読売新聞朝刊 2000年3月15日
再開に向かう日朝交渉 「南北」への配慮重要 韓国通じた支援検討を(解説)
北京での赤十字会談を経て、日朝両国は国交正常化交渉の本会談再開に向けて動いている。日本は、南北関係への配慮を忘れてはならない。
(ソウル支局 森千春)
日本政府が七日、対北朝鮮食糧支援と正常化交渉の再開を発表した際、韓国政府は即座に、「朝鮮半島の平和と安定に寄与する」と歓迎のコメントを出した。
金大中大統領の対北朝鮮「太陽政策」は、北朝鮮との交流・協力を拡大することによって北朝鮮を開放に導くという考えだ。金大統領自ら九日、訪問先のベルリンでの演説で、これまで行ってきた民間経済交流への側面支援に加えて、韓国政府が、農業分野や交通・電力など社会資本分野で支援に乗り出す用意があると表明した。
その直後の日朝赤十字会談で、北朝鮮が拉致(らち)疑惑に関して、「行方不明者」調査の開始を伝達したことについて、韓国外交通商省のある幹部は、「拉致問題が簡単に解決するとは思わないが、日朝関係が前進するようになったわけで、長い目で見れば北朝鮮の開放につながる」と評価する。
ただ、韓国としては手放しの歓迎ではない。昨年、米朝関係が北朝鮮高官のワシントン訪問を協議するまで深まり、十二月に村山元首相を代表とする議員団が訪朝すると、金大統領は、北朝鮮と関係改善する国に向けて、「北朝鮮に対して、南北関係を改善するように働きかけてほしい」との要望を、繰り返し表明するようになった。
「米朝、日朝の関係改善が、南北政府間の関係改善に先行しても構わない」という、金大統領の基本的な立場は揺らいでいない。だからこそ、韓国総選挙前という微妙な時期に、日本はコメ支援を決定できた。金泳三前政権が、日本が韓国の「頭越し」に北朝鮮に接近するのではないかと警戒していた態度とは、対照的だ。とはいえ、北朝鮮が、日・米・欧州諸国との関係改善ばかりを誇示して、韓国当局を無視する態度をとることへの警戒感は、韓国内で強まっている。
◆太陽政策は一貫
金大統領は太陽政策を一貫して維持してきたが、国内の保守層からは、「北朝鮮に対して一方的に利益を与えるばかりだ」との批判を浴びている。四月の総選挙に向けた論戦で、ハンナラ党は、現政権の対北朝鮮支援策が南北対話という成果をあげていない点をついている。昨年十二月の国交正常化交渉予備会談で日本側は、北朝鮮側に「南北問題も大事だ」との立場を伝えた。韓国政府はこれに感謝の意を表明しているが、会談における発言だけでは、北朝鮮に無視されて言いっぱなしに終わりかねない。

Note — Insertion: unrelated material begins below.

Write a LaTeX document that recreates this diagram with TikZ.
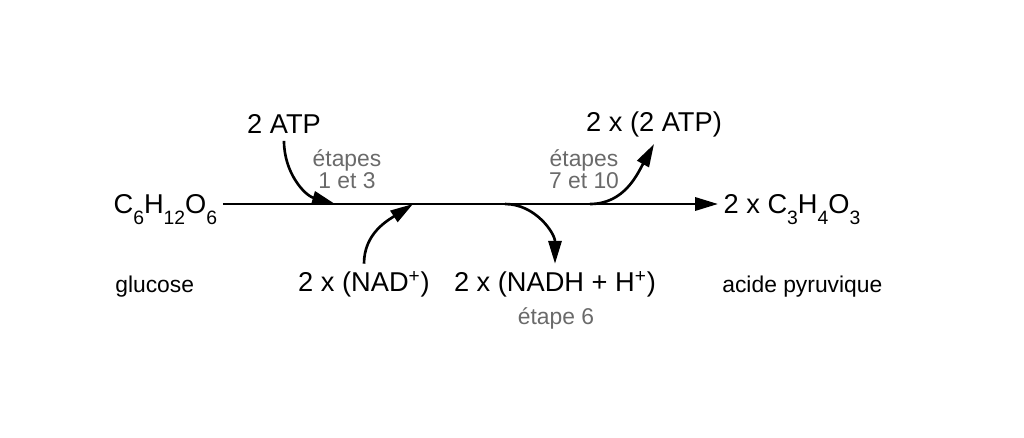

今後、本会談が始まり、日朝関係が目に見えて進展すると、韓国側ではますます、「日本政府は『朝鮮半島の真の平和のためには、南北対話なしでは困る』という問題意識を、自発的にはっきりしてほしい」(崔相龍駐日大使)との思いを強くするだろう。
小倉和夫前駐韓大使(現駐仏大使)は、すでに今年一月の離任直前に、日朝関係進展と南北関係を連結させるために、「日本は韓国を通じての対北朝鮮支援を考えるべきだ」との考えを示した。北朝鮮に日韓離反のすきを与えないためにも、具体案を検討する価値がある。